◆ Instruction ◆
Copy every line of the data in which the word "React" occurs.

◆ Stored records ◆
☆ ☆ ☆ ☆ ☆
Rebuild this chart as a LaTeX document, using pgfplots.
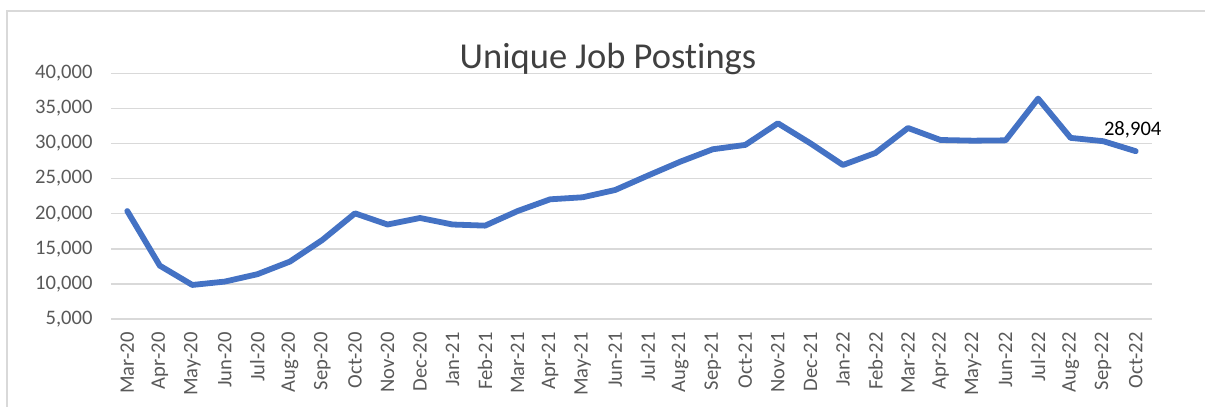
☆ ☆ ☆ ☆ ☆
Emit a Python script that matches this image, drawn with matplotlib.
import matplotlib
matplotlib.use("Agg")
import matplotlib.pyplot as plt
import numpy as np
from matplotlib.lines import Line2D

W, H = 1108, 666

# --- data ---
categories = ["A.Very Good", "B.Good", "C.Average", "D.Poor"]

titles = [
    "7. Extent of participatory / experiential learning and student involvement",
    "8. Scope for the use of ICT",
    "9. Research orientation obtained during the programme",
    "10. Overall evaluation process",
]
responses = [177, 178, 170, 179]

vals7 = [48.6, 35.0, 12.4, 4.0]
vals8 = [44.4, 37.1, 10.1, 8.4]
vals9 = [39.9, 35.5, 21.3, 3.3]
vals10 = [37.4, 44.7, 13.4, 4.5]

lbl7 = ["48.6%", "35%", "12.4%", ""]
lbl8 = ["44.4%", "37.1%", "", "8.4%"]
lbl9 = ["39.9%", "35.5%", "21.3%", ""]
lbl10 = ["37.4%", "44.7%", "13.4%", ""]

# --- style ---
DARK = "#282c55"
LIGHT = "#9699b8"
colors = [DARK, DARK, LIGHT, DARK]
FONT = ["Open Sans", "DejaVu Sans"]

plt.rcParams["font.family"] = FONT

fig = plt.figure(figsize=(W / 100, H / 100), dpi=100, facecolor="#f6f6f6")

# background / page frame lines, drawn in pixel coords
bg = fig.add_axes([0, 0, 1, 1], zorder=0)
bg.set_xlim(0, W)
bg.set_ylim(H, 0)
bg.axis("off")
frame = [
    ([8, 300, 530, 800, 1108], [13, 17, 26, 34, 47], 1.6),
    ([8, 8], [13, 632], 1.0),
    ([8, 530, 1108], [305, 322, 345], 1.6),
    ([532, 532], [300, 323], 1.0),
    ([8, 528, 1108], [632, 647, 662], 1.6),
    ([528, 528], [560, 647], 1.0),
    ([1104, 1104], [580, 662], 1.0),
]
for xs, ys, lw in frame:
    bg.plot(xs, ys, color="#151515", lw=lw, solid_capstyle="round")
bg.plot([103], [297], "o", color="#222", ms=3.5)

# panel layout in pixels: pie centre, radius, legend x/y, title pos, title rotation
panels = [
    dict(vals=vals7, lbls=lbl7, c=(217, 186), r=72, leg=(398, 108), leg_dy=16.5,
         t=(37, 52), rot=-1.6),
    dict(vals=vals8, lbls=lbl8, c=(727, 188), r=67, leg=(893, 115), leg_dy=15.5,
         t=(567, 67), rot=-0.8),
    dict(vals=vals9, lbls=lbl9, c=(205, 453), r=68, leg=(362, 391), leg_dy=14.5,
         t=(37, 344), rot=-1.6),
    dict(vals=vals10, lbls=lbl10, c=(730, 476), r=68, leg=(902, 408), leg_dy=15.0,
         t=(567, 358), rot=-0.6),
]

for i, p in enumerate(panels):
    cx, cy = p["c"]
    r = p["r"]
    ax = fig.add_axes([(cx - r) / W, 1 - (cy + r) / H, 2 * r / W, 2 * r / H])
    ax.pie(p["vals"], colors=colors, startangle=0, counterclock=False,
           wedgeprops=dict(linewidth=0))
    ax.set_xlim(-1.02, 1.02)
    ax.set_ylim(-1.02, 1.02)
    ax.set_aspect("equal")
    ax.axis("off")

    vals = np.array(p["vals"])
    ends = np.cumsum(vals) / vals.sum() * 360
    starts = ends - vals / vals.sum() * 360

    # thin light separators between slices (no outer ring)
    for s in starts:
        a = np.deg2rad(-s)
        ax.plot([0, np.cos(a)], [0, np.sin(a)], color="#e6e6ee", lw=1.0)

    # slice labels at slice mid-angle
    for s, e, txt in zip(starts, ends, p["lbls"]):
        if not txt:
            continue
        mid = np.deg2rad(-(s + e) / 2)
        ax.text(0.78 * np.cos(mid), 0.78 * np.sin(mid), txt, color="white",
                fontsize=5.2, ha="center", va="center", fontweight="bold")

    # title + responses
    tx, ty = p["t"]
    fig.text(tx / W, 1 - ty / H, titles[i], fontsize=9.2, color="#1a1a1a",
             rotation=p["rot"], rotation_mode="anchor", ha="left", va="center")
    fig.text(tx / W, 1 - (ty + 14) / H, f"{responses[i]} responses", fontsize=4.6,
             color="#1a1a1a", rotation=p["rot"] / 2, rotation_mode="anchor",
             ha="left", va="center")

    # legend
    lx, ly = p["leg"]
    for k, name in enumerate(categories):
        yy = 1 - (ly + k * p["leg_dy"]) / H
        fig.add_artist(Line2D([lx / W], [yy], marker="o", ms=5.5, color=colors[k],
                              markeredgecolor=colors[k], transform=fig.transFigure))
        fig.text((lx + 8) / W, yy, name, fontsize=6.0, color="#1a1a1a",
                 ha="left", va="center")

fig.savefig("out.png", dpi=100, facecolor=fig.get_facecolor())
☆ ☆ ☆ ☆ ☆
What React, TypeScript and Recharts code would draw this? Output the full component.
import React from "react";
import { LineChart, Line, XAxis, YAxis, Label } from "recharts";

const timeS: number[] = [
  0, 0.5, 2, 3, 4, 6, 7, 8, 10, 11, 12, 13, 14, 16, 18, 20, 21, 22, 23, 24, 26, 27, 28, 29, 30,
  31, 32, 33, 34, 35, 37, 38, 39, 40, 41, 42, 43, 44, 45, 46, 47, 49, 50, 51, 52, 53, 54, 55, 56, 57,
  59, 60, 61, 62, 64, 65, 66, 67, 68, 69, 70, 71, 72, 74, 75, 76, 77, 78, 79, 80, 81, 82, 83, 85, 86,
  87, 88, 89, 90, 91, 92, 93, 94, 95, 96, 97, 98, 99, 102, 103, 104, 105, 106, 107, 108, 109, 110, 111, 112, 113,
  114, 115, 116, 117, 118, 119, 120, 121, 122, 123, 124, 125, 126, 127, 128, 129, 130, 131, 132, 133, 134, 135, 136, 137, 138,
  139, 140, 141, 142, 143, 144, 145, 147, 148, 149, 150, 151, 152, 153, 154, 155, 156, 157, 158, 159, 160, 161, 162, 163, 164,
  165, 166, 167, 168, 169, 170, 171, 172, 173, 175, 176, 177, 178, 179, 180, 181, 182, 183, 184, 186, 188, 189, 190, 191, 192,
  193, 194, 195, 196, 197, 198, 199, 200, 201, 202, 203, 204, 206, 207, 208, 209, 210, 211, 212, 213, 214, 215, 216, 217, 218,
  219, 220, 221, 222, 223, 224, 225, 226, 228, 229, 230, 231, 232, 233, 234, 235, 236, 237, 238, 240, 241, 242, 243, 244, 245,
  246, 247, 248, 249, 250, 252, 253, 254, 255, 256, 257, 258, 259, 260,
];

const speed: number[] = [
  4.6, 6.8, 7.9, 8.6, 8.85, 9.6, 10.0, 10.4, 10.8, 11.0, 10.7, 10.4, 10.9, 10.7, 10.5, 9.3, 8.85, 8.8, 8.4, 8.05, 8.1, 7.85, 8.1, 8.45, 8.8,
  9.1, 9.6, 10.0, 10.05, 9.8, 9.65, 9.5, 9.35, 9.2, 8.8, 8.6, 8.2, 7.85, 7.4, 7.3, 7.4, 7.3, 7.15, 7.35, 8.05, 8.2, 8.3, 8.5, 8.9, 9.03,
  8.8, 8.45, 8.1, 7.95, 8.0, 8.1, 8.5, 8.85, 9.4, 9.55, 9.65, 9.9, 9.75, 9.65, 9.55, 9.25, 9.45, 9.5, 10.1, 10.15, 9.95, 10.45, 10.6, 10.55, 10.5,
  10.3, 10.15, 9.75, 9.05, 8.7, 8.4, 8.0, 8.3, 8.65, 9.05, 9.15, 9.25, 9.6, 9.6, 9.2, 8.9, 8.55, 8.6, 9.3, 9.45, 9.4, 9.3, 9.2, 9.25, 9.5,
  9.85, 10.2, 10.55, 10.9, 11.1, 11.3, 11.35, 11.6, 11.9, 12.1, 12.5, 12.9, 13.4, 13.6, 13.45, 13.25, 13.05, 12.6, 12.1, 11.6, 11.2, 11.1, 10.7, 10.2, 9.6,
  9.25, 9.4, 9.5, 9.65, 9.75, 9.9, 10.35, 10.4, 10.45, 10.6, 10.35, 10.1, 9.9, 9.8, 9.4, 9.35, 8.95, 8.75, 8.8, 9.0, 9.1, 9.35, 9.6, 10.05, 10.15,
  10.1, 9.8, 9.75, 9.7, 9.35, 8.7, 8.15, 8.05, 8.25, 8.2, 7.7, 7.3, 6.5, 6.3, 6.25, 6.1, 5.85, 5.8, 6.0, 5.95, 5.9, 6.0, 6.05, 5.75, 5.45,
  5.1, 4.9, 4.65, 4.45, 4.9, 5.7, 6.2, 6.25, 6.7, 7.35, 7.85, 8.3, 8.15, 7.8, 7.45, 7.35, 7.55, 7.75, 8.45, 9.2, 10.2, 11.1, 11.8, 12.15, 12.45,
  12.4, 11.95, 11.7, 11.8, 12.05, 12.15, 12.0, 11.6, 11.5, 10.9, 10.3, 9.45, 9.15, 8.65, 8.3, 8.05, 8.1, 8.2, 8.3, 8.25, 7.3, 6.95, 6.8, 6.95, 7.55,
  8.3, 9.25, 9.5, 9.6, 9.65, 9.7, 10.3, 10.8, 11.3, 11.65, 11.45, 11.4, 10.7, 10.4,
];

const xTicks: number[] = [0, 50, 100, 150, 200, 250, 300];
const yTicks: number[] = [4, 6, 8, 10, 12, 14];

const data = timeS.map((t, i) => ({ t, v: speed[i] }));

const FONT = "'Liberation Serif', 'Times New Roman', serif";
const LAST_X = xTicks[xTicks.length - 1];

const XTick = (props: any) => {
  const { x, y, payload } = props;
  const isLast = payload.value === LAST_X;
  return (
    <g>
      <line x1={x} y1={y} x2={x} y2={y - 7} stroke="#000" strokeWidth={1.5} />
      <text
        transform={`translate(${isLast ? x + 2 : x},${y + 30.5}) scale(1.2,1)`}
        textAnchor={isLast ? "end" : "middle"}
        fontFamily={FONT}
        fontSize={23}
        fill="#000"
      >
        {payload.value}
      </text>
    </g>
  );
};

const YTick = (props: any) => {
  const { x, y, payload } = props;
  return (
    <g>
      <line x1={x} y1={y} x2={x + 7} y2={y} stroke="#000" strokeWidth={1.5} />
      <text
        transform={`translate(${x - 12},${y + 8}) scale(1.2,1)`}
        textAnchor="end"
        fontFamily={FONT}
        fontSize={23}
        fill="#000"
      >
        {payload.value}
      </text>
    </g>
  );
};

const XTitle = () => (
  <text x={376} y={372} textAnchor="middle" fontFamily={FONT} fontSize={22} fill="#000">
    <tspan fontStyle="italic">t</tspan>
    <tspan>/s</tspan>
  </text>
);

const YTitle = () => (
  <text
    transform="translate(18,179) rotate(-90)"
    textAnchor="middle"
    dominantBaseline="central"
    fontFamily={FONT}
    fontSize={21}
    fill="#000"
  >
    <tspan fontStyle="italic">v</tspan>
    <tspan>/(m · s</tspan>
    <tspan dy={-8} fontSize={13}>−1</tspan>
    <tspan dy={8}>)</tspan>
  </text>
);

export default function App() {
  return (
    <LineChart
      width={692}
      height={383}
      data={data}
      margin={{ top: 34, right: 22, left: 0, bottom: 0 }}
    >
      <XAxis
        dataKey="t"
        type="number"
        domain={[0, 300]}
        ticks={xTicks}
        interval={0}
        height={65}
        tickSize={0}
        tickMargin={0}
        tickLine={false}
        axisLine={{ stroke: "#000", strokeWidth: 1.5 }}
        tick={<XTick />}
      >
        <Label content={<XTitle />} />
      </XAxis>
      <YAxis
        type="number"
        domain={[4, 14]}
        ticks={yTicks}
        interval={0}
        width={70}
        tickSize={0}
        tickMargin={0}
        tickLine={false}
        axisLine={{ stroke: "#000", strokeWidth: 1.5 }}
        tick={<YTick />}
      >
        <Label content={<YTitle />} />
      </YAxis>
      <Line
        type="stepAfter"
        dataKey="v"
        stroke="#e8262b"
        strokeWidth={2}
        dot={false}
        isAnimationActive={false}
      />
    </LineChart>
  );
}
☆ ☆ ☆ ☆ ☆
◆ Result ◆
What React, TypeScript and Recharts code would draw this? Output the full component.
import React from "react";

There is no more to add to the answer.